What you should do
Copy the material that follows word for word and omit its pictures.

Provided material
-- BEGIN --

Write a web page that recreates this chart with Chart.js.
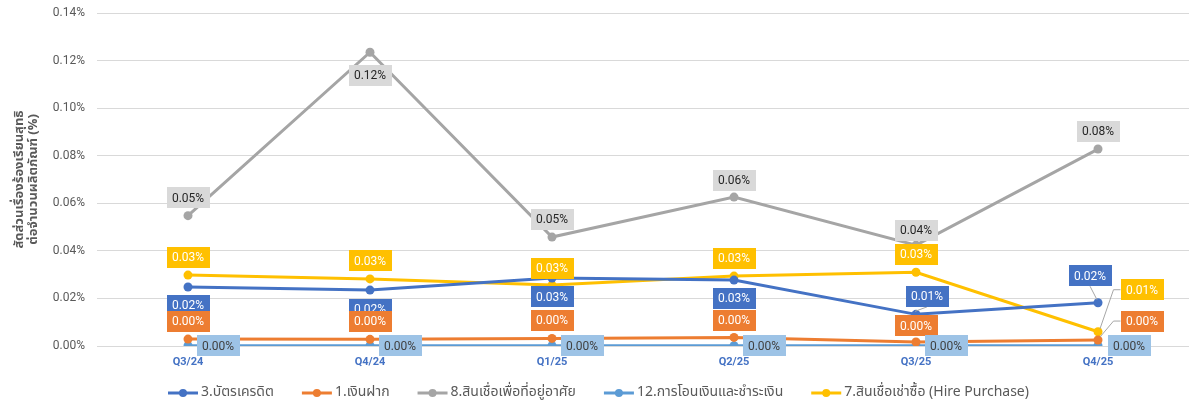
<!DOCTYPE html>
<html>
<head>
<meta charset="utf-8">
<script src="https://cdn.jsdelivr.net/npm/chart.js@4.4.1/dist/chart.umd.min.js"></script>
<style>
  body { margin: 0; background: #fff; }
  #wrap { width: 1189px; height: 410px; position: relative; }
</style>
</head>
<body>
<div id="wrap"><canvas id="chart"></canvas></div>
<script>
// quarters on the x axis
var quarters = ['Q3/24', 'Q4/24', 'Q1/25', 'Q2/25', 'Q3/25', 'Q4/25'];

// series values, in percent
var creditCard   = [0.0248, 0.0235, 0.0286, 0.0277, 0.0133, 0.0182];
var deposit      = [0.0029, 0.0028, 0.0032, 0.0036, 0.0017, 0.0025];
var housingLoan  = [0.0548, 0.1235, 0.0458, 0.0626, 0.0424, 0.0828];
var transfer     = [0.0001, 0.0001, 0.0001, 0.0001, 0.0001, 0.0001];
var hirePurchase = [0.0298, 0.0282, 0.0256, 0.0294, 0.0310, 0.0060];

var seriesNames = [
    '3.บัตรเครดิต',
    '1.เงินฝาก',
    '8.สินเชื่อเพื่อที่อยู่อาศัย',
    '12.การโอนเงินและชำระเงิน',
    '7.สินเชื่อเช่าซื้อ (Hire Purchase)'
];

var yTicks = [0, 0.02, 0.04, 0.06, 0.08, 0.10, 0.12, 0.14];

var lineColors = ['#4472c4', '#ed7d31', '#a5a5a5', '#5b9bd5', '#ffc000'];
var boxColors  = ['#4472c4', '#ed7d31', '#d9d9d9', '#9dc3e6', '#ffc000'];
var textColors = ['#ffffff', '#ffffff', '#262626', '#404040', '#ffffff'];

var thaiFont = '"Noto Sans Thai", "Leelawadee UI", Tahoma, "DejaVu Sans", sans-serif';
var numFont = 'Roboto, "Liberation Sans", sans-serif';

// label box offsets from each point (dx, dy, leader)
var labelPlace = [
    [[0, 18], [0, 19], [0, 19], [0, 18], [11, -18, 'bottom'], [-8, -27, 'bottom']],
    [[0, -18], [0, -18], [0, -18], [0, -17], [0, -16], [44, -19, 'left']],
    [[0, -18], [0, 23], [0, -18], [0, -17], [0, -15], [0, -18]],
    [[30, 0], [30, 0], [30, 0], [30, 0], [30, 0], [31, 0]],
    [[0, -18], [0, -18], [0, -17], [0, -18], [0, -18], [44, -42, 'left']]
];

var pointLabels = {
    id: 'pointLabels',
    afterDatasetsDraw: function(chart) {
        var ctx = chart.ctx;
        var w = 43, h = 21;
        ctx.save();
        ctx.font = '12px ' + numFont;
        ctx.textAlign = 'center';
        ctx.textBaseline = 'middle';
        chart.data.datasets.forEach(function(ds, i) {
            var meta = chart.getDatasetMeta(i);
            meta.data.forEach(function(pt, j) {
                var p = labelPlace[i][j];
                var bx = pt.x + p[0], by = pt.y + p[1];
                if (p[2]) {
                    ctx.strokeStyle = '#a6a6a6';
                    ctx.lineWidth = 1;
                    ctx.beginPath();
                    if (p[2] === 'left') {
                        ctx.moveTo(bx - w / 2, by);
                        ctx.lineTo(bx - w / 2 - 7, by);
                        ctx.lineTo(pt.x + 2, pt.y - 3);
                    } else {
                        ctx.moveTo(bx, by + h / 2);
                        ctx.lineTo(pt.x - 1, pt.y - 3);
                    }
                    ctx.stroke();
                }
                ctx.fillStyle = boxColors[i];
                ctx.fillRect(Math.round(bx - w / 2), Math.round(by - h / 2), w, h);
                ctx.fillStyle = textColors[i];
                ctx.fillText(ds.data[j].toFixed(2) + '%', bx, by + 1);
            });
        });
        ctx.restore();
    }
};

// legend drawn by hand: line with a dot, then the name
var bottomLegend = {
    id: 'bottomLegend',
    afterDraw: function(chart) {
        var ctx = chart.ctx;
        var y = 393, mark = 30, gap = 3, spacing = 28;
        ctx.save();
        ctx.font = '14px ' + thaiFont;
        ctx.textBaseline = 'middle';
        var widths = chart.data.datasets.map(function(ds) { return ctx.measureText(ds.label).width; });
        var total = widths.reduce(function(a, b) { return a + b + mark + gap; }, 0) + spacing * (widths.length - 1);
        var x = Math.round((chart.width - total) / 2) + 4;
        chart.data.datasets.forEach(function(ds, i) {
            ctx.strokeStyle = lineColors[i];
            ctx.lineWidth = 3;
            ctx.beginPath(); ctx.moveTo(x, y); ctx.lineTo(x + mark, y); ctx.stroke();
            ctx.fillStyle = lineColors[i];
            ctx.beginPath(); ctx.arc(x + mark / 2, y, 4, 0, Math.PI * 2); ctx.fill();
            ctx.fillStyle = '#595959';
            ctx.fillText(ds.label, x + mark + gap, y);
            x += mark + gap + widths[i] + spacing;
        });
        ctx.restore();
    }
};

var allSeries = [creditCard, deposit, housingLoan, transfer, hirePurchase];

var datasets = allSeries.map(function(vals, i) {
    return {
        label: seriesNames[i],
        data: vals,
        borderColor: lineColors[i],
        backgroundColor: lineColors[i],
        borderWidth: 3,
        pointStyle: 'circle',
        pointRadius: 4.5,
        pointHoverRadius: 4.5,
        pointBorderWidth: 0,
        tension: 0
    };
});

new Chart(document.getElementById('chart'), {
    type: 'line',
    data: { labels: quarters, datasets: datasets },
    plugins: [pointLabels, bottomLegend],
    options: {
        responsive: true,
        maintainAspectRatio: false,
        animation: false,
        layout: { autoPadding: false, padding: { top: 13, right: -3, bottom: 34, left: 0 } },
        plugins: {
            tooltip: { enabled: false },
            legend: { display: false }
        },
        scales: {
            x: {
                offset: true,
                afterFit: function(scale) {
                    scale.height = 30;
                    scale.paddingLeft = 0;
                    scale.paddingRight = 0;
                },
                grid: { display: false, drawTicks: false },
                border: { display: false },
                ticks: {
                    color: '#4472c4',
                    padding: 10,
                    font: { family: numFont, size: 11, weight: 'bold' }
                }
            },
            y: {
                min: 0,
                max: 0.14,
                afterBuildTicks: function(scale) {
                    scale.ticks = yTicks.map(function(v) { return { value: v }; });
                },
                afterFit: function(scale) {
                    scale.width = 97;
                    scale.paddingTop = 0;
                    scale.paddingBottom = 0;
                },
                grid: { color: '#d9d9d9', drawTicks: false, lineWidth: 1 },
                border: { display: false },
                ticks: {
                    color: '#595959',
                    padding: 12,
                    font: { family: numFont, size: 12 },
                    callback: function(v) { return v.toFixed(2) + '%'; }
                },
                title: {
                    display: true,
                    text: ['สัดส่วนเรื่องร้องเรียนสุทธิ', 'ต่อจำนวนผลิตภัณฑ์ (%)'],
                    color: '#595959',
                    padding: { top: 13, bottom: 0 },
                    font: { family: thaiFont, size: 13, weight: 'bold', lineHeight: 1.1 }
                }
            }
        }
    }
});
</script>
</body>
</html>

-- END --

Exercise solution
Write a web page that recreates this chart with Chart.js.
<!DOCTYPE html>
<html>
<head>
<meta charset="utf-8">
<script src="https://cdn.jsdelivr.net/npm/chart.js@4.4.1/dist/chart.umd.min.js"></script>
<style>
  body { margin: 0; background: #fff; }
  #wrap { width: 1189px; height: 410px; position: relative; }
</style>
</head>
<body>
<div id="wrap"><canvas id="chart"></canvas></div>
<script>
// quarters on the x axis
var quarters = ['Q3/24', 'Q4/24', 'Q1/25', 'Q2/25', 'Q3/25', 'Q4/25'];

// series values, in percent
var creditCard   = [0.0248, 0.0235, 0.0286, 0.0277, 0.0133, 0.0182];
var deposit      = [0.0029, 0.0028, 0.0032, 0.0036, 0.0017, 0.0025];
var housingLoan  = [0.0548, 0.1235, 0.0458, 0.0626, 0.0424, 0.0828];
var transfer     = [0.0001, 0.0001, 0.0001, 0.0001, 0.0001, 0.0001];
var hirePurchase = [0.0298, 0.0282, 0.0256, 0.0294, 0.0310, 0.0060];

var seriesNames = [
    '3.บัตรเครดิต',
    '1.เงินฝาก',
    '8.สินเชื่อเพื่อที่อยู่อาศัย',
    '12.การโอนเงินและชำระเงิน',
    '7.สินเชื่อเช่าซื้อ (Hire Purchase)'
];

var yTicks = [0, 0.02, 0.04, 0.06, 0.08, 0.10, 0.12, 0.14];

var lineColors = ['#4472c4', '#ed7d31', '#a5a5a5', '#5b9bd5', '#ffc000'];
var boxColors  = ['#4472c4', '#ed7d31', '#d9d9d9', '#9dc3e6', '#ffc000'];
var textColors = ['#ffffff', '#ffffff', '#262626', '#404040', '#ffffff'];

var thaiFont = '"Noto Sans Thai", "Leelawadee UI", Tahoma, "DejaVu Sans", sans-serif';
var numFont = 'Roboto, "Liberation Sans", sans-serif';

// label box offsets from each point (dx, dy, leader)
var labelPlace = [
    [[0, 18], [0, 19], [0, 19], [0, 18], [11, -18, 'bottom'], [-8, -27, 'bottom']],
    [[0, -18], [0, -18], [0, -18], [0, -17], [0, -16], [44, -19, 'left']],
    [[0, -18], [0, 23], [0, -18], [0, -17], [0, -15], [0, -18]],
    [[30, 0], [30, 0], [30, 0], [30, 0], [30, 0], [31, 0]],
    [[0, -18], [0, -18], [0, -17], [0, -18], [0, -18], [44, -42, 'left']]
];

var pointLabels = {
    id: 'pointLabels',
    afterDatasetsDraw: function(chart) {
        var ctx = chart.ctx;
        var w = 43, h = 21;
        ctx.save();
        ctx.font = '12px ' + numFont;
        ctx.textAlign = 'center';
        ctx.textBaseline = 'middle';
        chart.data.datasets.forEach(function(ds, i) {
            var meta = chart.getDatasetMeta(i);
            meta.data.forEach(function(pt, j) {
                var p = labelPlace[i][j];
                var bx = pt.x + p[0], by = pt.y + p[1];
                if (p[2]) {
                    ctx.strokeStyle = '#a6a6a6';
                    ctx.lineWidth = 1;
                    ctx.beginPath();
                    if (p[2] === 'left') {
                        ctx.moveTo(bx - w / 2, by);
                        ctx.lineTo(bx - w / 2 - 7, by);
                        ctx.lineTo(pt.x + 2, pt.y - 3);
                    } else {
                        ctx.moveTo(bx, by + h / 2);
                        ctx.lineTo(pt.x - 1, pt.y - 3);
                    }
                    ctx.stroke();
                }
                ctx.fillStyle = boxColors[i];
                ctx.fillRect(Math.round(bx - w / 2), Math.round(by - h / 2), w, h);
                ctx.fillStyle = textColors[i];
                ctx.fillText(ds.data[j].toFixed(2) + '%', bx, by + 1);
            });
        });
        ctx.restore();
    }
};

// legend drawn by hand: line with a dot, then the name
var bottomLegend = {
    id: 'bottomLegend',
    afterDraw: function(chart) {
        var ctx = chart.ctx;
        var y = 393, mark = 30, gap = 3, spacing = 28;
        ctx.save();
        ctx.font = '14px ' + thaiFont;
        ctx.textBaseline = 'middle';
        var widths = chart.data.datasets.map(function(ds) { return ctx.measureText(ds.label).width; });
        var total = widths.reduce(function(a, b) { return a + b + mark + gap; }, 0) + spacing * (widths.length - 1);
        var x = Math.round((chart.width - total) / 2) + 4;
        chart.data.datasets.forEach(function(ds, i) {
            ctx.strokeStyle = lineColors[i];
            ctx.lineWidth = 3;
            ctx.beginPath(); ctx.moveTo(x, y); ctx.lineTo(x + mark, y); ctx.stroke();
            ctx.fillStyle = lineColors[i];
            ctx.beginPath(); ctx.arc(x + mark / 2, y, 4, 0, Math.PI * 2); ctx.fill();
            ctx.fillStyle = '#595959';
            ctx.fillText(ds.label, x + mark + gap, y);
            x += mark + gap + widths[i] + spacing;
        });
        ctx.restore();
    }
};

var allSeries = [creditCard, deposit, housingLoan, transfer, hirePurchase];

var datasets = allSeries.map(function(vals, i) {
    return {
        label: seriesNames[i],
        data: vals,
        borderColor: lineColors[i],
        backgroundColor: lineColors[i],
        borderWidth: 3,
        pointStyle: 'circle',
        pointRadius: 4.5,
        pointHoverRadius: 4.5,
        pointBorderWidth: 0,
        tension: 0
    };
});

new Chart(document.getElementById('chart'), {
    type: 'line',
    data: { labels: quarters, datasets: datasets },
    plugins: [pointLabels, bottomLegend],
    options: {
        responsive: true,
        maintainAspectRatio: false,
        animation: false,
        layout: { autoPadding: false, padding: { top: 13, right: -3, bottom: 34, left: 0 } },
        plugins: {
            tooltip: { enabled: false },
            legend: { display: false }
        },
        scales: {
            x: {
                offset: true,
                afterFit: function(scale) {
                    scale.height = 30;
                    scale.paddingLeft = 0;
                    scale.paddingRight = 0;
                },
                grid: { display: false, drawTicks: false },
                border: { display: false },
                ticks: {
                    color: '#4472c4',
                    padding: 10,
                    font: { family: numFont, size: 11, weight: 'bold' }
                }
            },
            y: {
                min: 0,
                max: 0.14,
                afterBuildTicks: function(scale) {
                    scale.ticks = yTicks.map(function(v) { return { value: v }; });
                },
                afterFit: function(scale) {
                    scale.width = 97;
                    scale.paddingTop = 0;
                    scale.paddingBottom = 0;
                },
                grid: { color: '#d9d9d9', drawTicks: false, lineWidth: 1 },
                border: { display: false },
                ticks: {
                    color: '#595959',
                    padding: 12,
                    font: { family: numFont, size: 12 },
                    callback: function(v) { return v.toFixed(2) + '%'; }
                },
                title: {
                    display: true,
                    text: ['สัดส่วนเรื่องร้องเรียนสุทธิ', 'ต่อจำนวนผลิตภัณฑ์ (%)'],
                    color: '#595959',
                    padding: { top: 13, bottom: 0 },
                    font: { family: thaiFont, size: 13, weight: 'bold', lineHeight: 1.1 }
                }
            }
        }
    }
});
</script>
</body>
</html>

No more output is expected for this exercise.